My baby is not growing

The most common “every-day” problem parents first notice is that their baby is not growing as well as he should. Height and weight are both usually below the 10th percentile on standard growth charts, causing concern and sometimes resulting in medical staff recommending supplemental tube feeding via a nasogastric tube (inserted through the nose down the back of the throat into the stomach) or gastrostomy tube (a small plastic tube inserted surgically through the abdominal wall into the stomach), with top-up feeds, overnight feeds or continuous daytime feeds via an infusion pump.

 

Unfortunately, this approach is often unsuccessful, as boys with Barth syndrome have a tendency to vomit if they are overfed. New guidelines from the NHS Specialised Services Team advises against tube feeding where possible since long-term use of nasogastric or gastrostomy tubes can reduce a boy's own drive to eat and so result in long term dependence on tube feeding. However, many patients will still require them at some stage during their life.
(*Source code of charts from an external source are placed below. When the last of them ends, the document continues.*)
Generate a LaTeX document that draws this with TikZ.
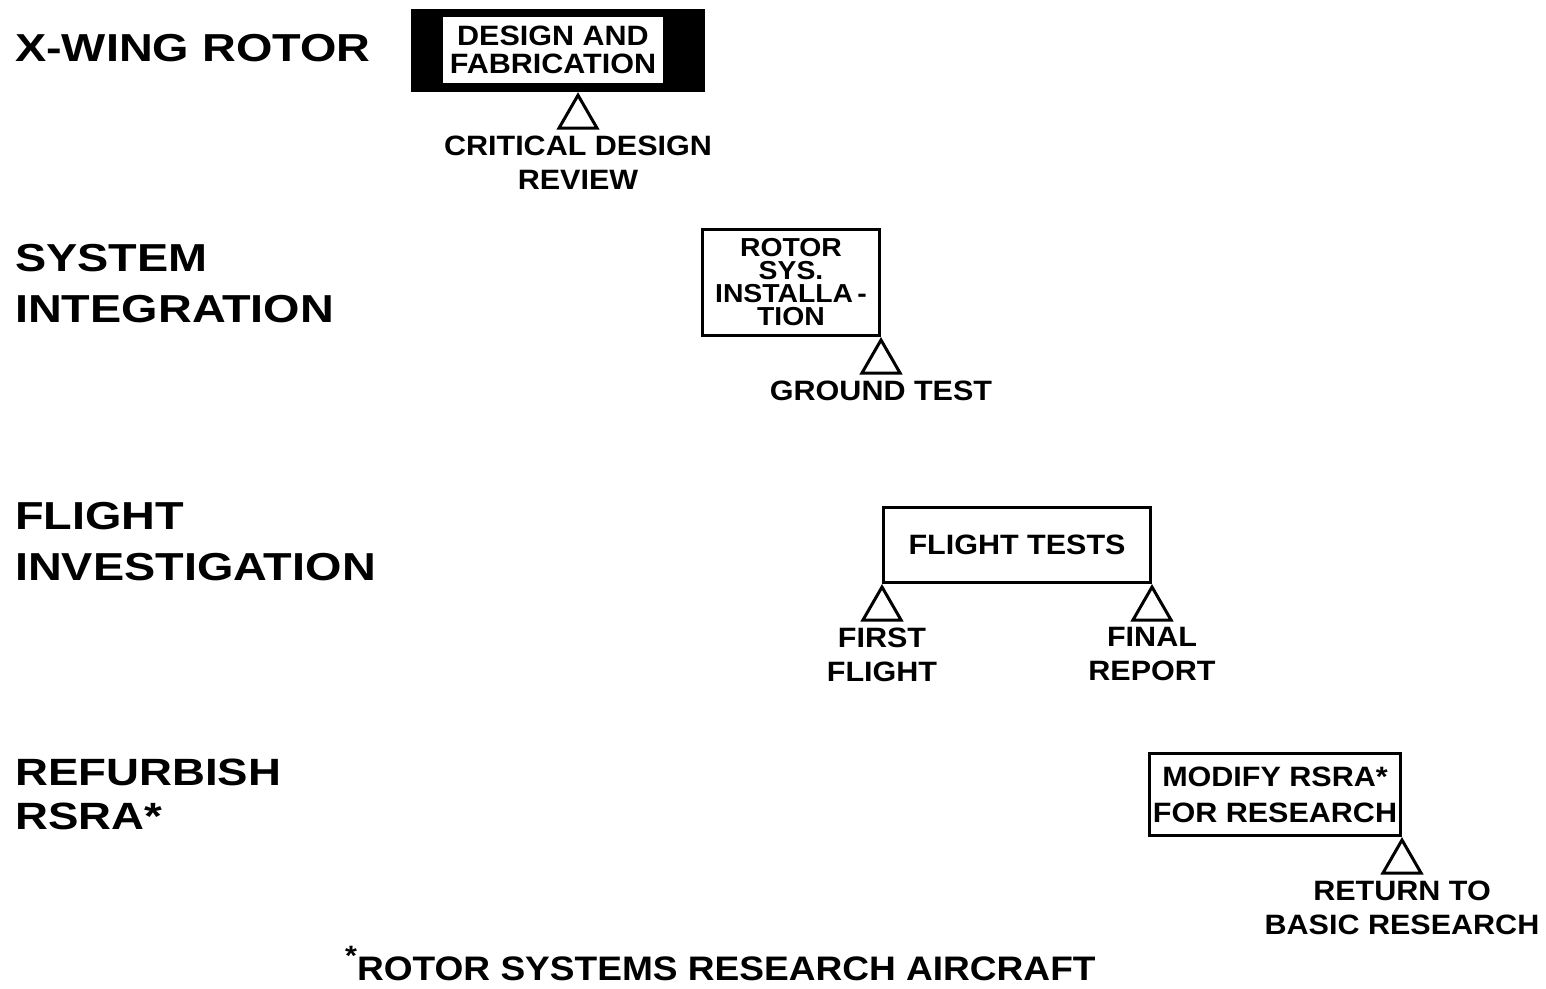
\documentclass[tikz,border=0pt]{standalone}
\usepackage{fontspec}
\setmainfont{Liberation Sans}
\newfontfamily\widefont{Liberation Sans}[FakeStretch=1.2]
\newfontfamily\boxfont{Liberation Sans}[FakeStretch=1.09]
\usetikzlibrary{shapes.geometric, positioning}

\begin{document}
\begin{tikzpicture}[
    x=1pt, y=-1pt,
    phase/.style={anchor=north west, inner sep=0pt, align=left, font=\widefont\bfseries\fontsize{39}{51}\selectfont},
    task/.style={draw, line width=3pt, inner sep=0pt, align=center, font=\boxfont\bfseries\fontsize{28}{34}\selectfont},
    milestone/.style={draw, line width=3pt, regular polygon, regular polygon sides=3, minimum size=44pt, inner sep=0pt, anchor=corner 1},
    event/.style={inner sep=0pt, align=center, font=\boxfont\bfseries\fontsize{28}{34}\selectfont}
]
    \useasboundingbox (0,0) rectangle (1546,988);
    % Phase labels down the left side
    \node[phase] (xwing) at (15,34) {X-WING ROTOR};
    \node[phase] (sysint) at (15,244) {SYSTEM\\INTEGRATION};
    \node[phase] (flightinv) at (15,502) {FLIGHT\\INVESTIGATION};
    \node[phase, font=\widefont\bfseries\fontsize{38}{44}\selectfont] (refurb) at (15,759) {REFURBISH\\RSRA*};
    % X-wing rotor: blackened bar with the task text
    \node[fill=black, minimum width=294pt, minimum height=83pt, inner sep=0pt] (designbox) at (558,50.5) {};
    \node[fill=white, minimum width=220pt, minimum height=66pt, inner sep=0pt, align=center,
          font=\boxfont\bfseries\fontsize{28}{28}\selectfont] (design) at (553,50) {DESIGN AND\\FABRICATION};
    \node[milestone] (cdr) at ([xshift=20pt]designbox.south) {};
    \node[event, below=6pt of cdr] (cdrtext) {CRITICAL DESIGN\\REVIEW};
    % System integration
    \node[task, minimum width=177pt, minimum height=106pt, font=\boxfont\bfseries\fontsize{26}{23}\selectfont] (rotor) at (791,282.5) {ROTOR\\SYS.\\INSTALLA\,-\\TION};
    \node[milestone] (ground) at (rotor.south east) {};
    \node[event, below=6pt of ground] (groundtext) {GROUND TEST};
    % Flight investigation
    \node[task, minimum width=267pt, minimum height=75pt] (flight) at (1017,545) {FLIGHT TESTS};
    \node[milestone] (first) at (flight.south west) {};
    \node[milestone] (final) at (flight.south east) {};
    \node[event, below=6pt of first] (firsttext) {FIRST\\FLIGHT};
    \node[event, below=6pt of final] (finaltext) {FINAL\\REPORT};
    % Refurbish RSRA
    \node[task, minimum width=251pt, minimum height=82pt, font=\boxfont\bfseries\fontsize{28}{36}\selectfont] (modify) at (1275,794.5) {MODIFY RSRA*\\FOR RESEARCH};
    \node[milestone] (return) at (modify.south east) {};
    \node[event, below=6pt of return] (returntext) {RETURN TO\\BASIC RESEARCH};
    % Footnote
    \node[anchor=base west, inner sep=0pt, font=\boxfont\bfseries\fontsize{34}{40}\selectfont] (footnote) at (345,980) {\raisebox{15pt}{\fontsize{28}{28}\selectfont *}ROTOR SYSTEMS RESEARCH AIRCRAFT};
\end{tikzpicture}
\end{document}
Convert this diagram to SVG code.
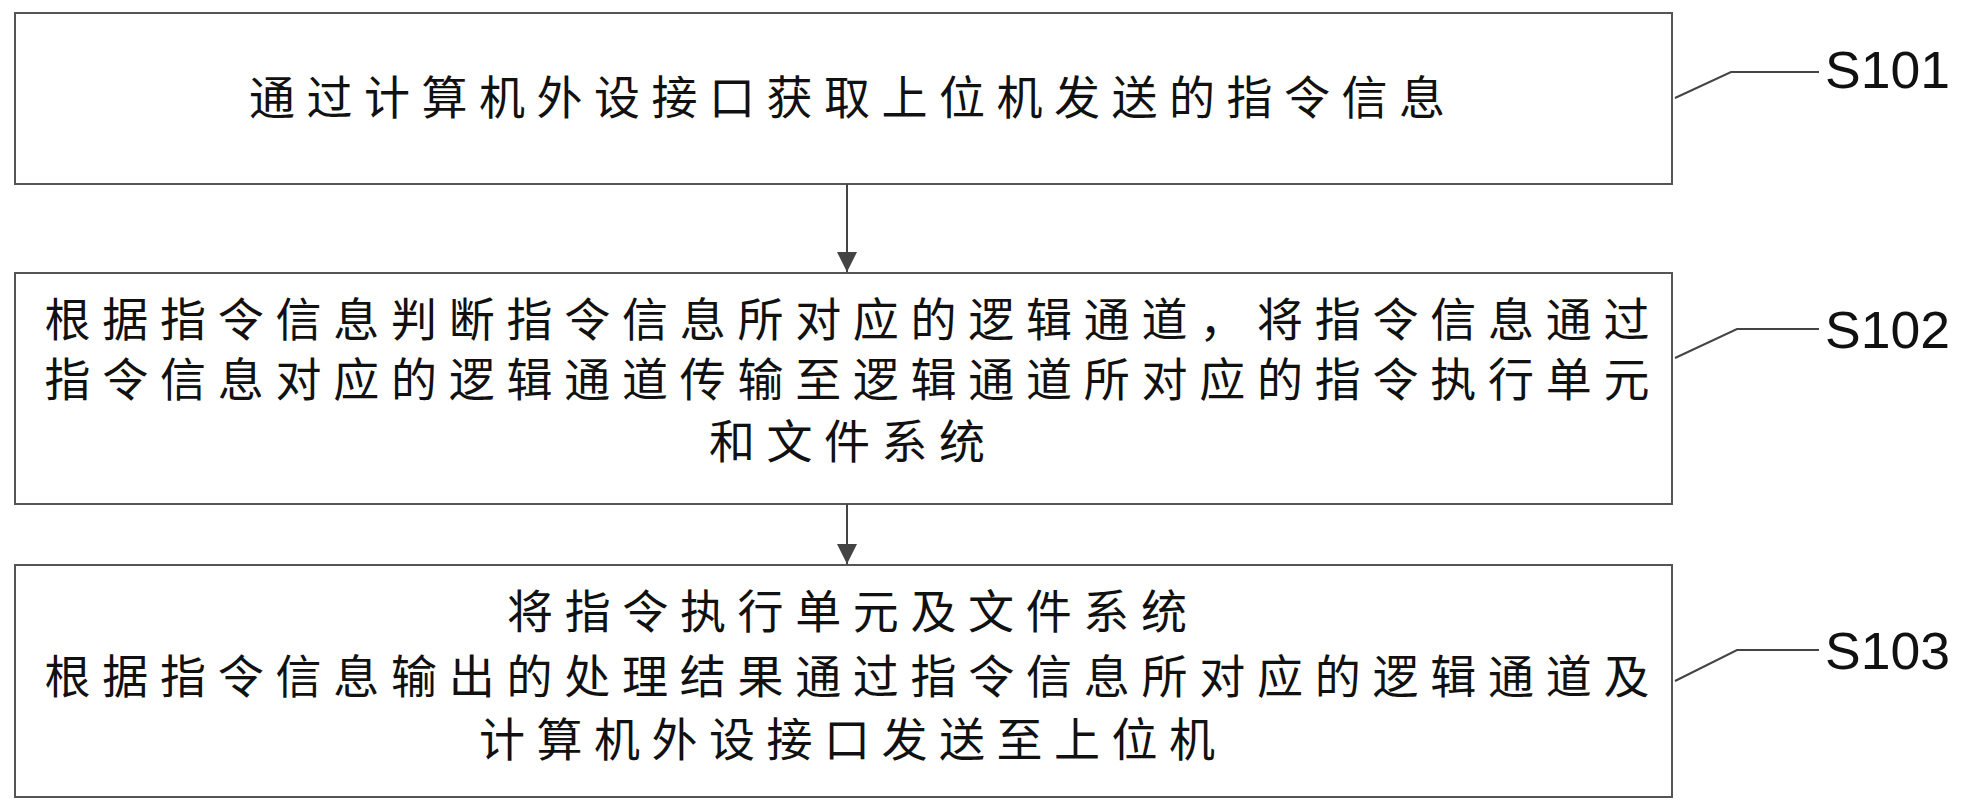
<svg xmlns="http://www.w3.org/2000/svg" width="1967" height="810" viewBox="0 0 1967 810">
<style>
.box{fill:#fff;stroke:#555;stroke-width:2}
.t{font-family:"Noto Sans CJK SC",sans-serif;font-size:46px;fill:#111;text-anchor:middle}
.s{font-family:"Liberation Sans",sans-serif;font-size:52px;fill:#111}
.ln{fill:none;stroke:#444;stroke-width:2}
</style>
<defs><marker id="ah" viewBox="0 0 20 20" markerWidth="20" markerHeight="20" refX="20" refY="10" orient="auto" markerUnits="userSpaceOnUse"><path d="M0,0 L20,10 L0,20 Z" fill="#444"/></marker></defs>
<rect width="1967" height="810" fill="#fff"/>
<g id="n1"><rect class="box" x="15" y="13" width="1657" height="171"/>
<text class="t" x="847" y="114" textLength="1196" lengthAdjust="spacing">通过计算机外设接口获取上位机发送的指令信息</text></g>
<g id="n2"><rect class="box" x="15" y="273" width="1657" height="231"/>
<text class="t" x="847" y="336" textLength="1605" lengthAdjust="spacing">根据指令信息判断指令信息所对应的逻辑通道，将指令信息通过</text>
<text class="t" x="847" y="396" textLength="1605" lengthAdjust="spacing">指令信息对应的逻辑通道传输至逻辑通道所对应的指令执行单元</text>
<text class="t" x="847" y="458" textLength="276" lengthAdjust="spacing">和文件系统</text></g>
<g id="n3"><rect class="box" x="15" y="565" width="1657" height="232"/>
<text class="t" x="847" y="628" textLength="680" lengthAdjust="spacing">将指令执行单元及文件系统</text>
<text class="t" x="847" y="693" textLength="1605" lengthAdjust="spacing">根据指令信息输出的处理结果通过指令信息所对应的逻辑通道及</text>
<text class="t" x="847" y="756" textLength="736" lengthAdjust="spacing">计算机外设接口发送至上位机</text></g>
<g id="labels">
<text class="s" x="1825" y="88" textLength="125" lengthAdjust="spacingAndGlyphs">S101</text>
<text class="s" x="1825" y="348" textLength="125" lengthAdjust="spacingAndGlyphs">S102</text>
<text class="s" x="1825" y="669" textLength="125" lengthAdjust="spacingAndGlyphs">S103</text>
</g>
<g id="connectors">
<path class="ln" d="M847,184 V272" marker-end="url(#ah)"/>
<path class="ln" d="M847,504 V564" marker-end="url(#ah)"/>
<path class="ln" d="M1675,98 L1731,72 H1819"/>
<path class="ln" d="M1675,358 L1737,329 H1819"/>
<path class="ln" d="M1675,681 L1737,650 H1819"/>
</g>
</svg>
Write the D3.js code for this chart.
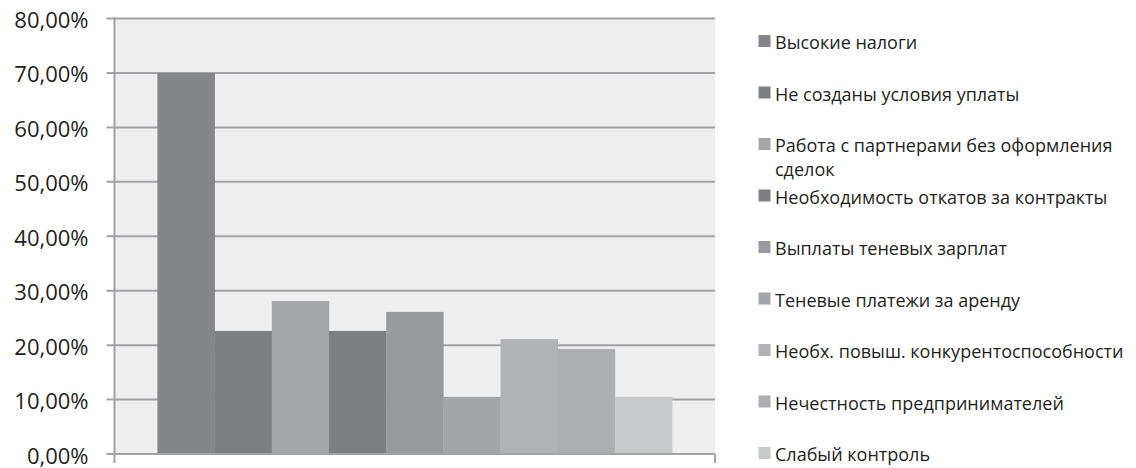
<!DOCTYPE html>
<html><head><meta charset="utf-8">
<script src="https://cdn.jsdelivr.net/npm/d3@7"></script>
<style>html,body{margin:0;padding:0;background:#fff;}svg{display:block;}</style>
</head><body><svg id="c" width="1136" height="468"></svg>
<script>
const seriesNames = [
  "Высокие налоги",
  "Не созданы условия уплаты",
  "Работа с партнерами без оформления сделок",
  "Необходимость откатов за контракты",
  "Выплаты теневых зарплат",
  "Теневые платежи за аренду",
  "Необх. повыш. конкурентоспособности",
  "Нечестность предпринимателей",
  "Слабый контроль"
];
const values = [0.70, 0.226, 0.281, 0.226, 0.261, 0.105, 0.211, 0.193, 0.105];
const colors = ["#858689","#7e7f83","#a5a6a9","#7e7f83","#999a9e","#a4a5a8","#b1b2b5","#adaeb1","#c8c9cb"];
const yTicks = [0,0.1,0.2,0.3,0.4,0.5,0.6,0.7,0.8];
const legendLines = [
  ["Высокие налоги"],
  ["Не созданы условия уплаты"],
  ["Работа с партнерами без оформления","сделок"],
  ["Необходимость откатов за контракты"],
  ["Выплаты теневых зарплат"],
  ["Теневые платежи за аренду"],
  ["Необх. повыш. конкурентоспособности"],
  ["Нечестность предпринимателей"],
  ["Слабый контроль"]
];

const svg = d3.select("#c");
const L = 114.5, R = 715, T = 18.5, B = 454;
const font = "'Open Sans', 'Noto Sans', sans-serif";
const y = d3.scaleLinear().domain([0,0.8]).range([B,T]);
const x0 = d3.scaleBand().domain(["g"]).range([L,R]).paddingInner(0).paddingOuter(0.75/9);
const x1 = d3.scaleBand().domain(d3.range(values.length)).range([0,x0.bandwidth()]).padding(0);

svg.append("rect").attr("x",L).attr("y",T).attr("width",R-L).attr("height",B-T).attr("fill","#eeeeee");

// gridlines
svg.append("g").selectAll("line").data(yTicks.filter(d=>d>0)).join("line")
  .attr("x1",L-8).attr("x2",R).attr("y1",d=>y(d)).attr("y2",d=>y(d))
  .attr("stroke","#a2a2a6").attr("stroke-width",2);

// bars
svg.append("g").selectAll("rect").data(values).join("rect")
  .attr("x",(d,i)=>x0("g")+x1(i)).attr("width",x1.bandwidth()+0.3)
  .attr("y",d=>y(d)).attr("height",d=>B-y(d)).attr("fill",(d,i)=>colors[i]);

// axes
const ax = svg.append("g").attr("stroke","#a2a2a6").attr("stroke-width",2);
ax.append("line").attr("x1",L).attr("x2",L).attr("y1",T-1).attr("y2",B+9);
ax.append("line").attr("x1",L-8).attr("x2",R).attr("y1",B).attr("y2",B);
ax.append("line").attr("x1",R).attr("x2",R).attr("y1",B).attr("y2",B+9);

// y labels
const fmt = d => d3.format(".2f")(d*100).replace(".",",") + "%";
svg.append("g").selectAll("text").data(yTicks).join("text")
  .attr("x",88.5).attr("y",d=>y(d)+9.5).attr("text-anchor","end")
  .attr("font-family",font).attr("font-size",22).attr("fill","#231f20")
  .text(fmt);

// legend
const ly = i => 49 + i*51.5;
const lg = svg.append("g");
legendLines.forEach((lines,i)=>{
  lg.append("rect").attr("x",758.5).attr("y",ly(i)-14).attr("width",12).attr("height",12).attr("fill",colors[i]);
  const t = lg.append("text").attr("x",775).attr("y",ly(i))
    .attr("font-family",font).attr("font-size",18).attr("fill","#231f20");
  lines.forEach((s,j)=>t.append("tspan").attr("x",775).attr("dy",j?23.5:0).text(s));
});
</script></body></html>
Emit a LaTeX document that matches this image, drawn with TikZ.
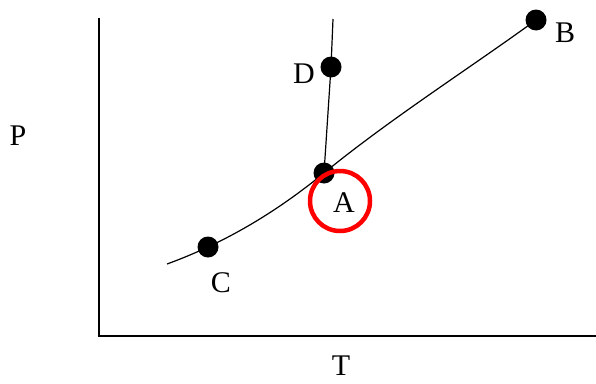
\documentclass[tikz,border=0pt]{standalone}
\usepackage{fontspec}
\setmainfont{Liberation Serif}
\begin{document}
\begin{tikzpicture}[x=1pt,y=-1pt,
  dot/.style={circle,fill=black,inner sep=0pt,minimum size=21pt},
  lbl/.style={font=\fontsize{30}{34}\selectfont,inner sep=0pt},
  axis/.style={line width=1.6pt},
  curve/.style={line width=1.2pt}]
\useasboundingbox (0,0) rectangle (596,383);
\coordinate (O) at (99,336);
\coordinate (Ytop) at (99,18);
\coordinate (Xend) at (596,336);
\draw[axis] (Ytop) -- (O) -- (Xend);
\node[dot] (C) at (208,247) {};
\node[dot] (A) at (324,173) {};
\node[dot] (D) at (331,67) {};
\node[dot] (B) at (536,20) {};
\coordinate (S) at (167,264);
\coordinate (Dtop) at (333,19);
\draw[curve] (S) .. controls (233,240) and (285,205) .. (A.center)
  .. controls (390,119) and (470,68) .. (B.center);
\draw[curve] (A.center) -- (D.center) -- (Dtop);
\node[circle,draw=red,line width=4.5pt,minimum size=60pt,inner sep=0pt] (R) at (340,201) {};
\node[lbl] (lA) at (344,203) {A};
\node[lbl] (lB) at (565,33) {B};
\node[lbl] (lC) at (221,283) {C};
\node[lbl] (lD) at (304,74) {D};
\node[lbl] (lP) at (18,136) {P};
\node[lbl] (lT) at (341,366) {T};
\end{tikzpicture}
\end{document}
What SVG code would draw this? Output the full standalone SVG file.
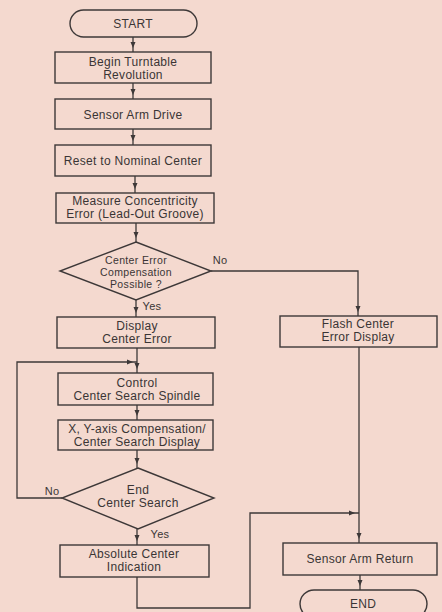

If tube feeding is required, feeding plans are designed to reflect normal eating patterns, and to encourage and maintain oral eating where possible.

 

Food fads

Many boys with this disease also show distinct food fads, especially for very savoury foods such as pickles, olives or nuts and for very salty foods such as multiple packs of crisps. Cheese and chicken are often enjoyed.

 

Diarrhoea

Diarrhoea is also common which may increase the risk of infection in the nappy area. Take special care during periods of protracted diarrhoea as the boys’ reduced muscle mass means they have less reserve and essential salts, particularly potassium, can become rapidly depleted. Care should also be taken if additional potassium is given to correct this, as the reduced muscle mass means the boys are not able to store any excess potassium, so they may quickly land up with a dangerously high potassium level.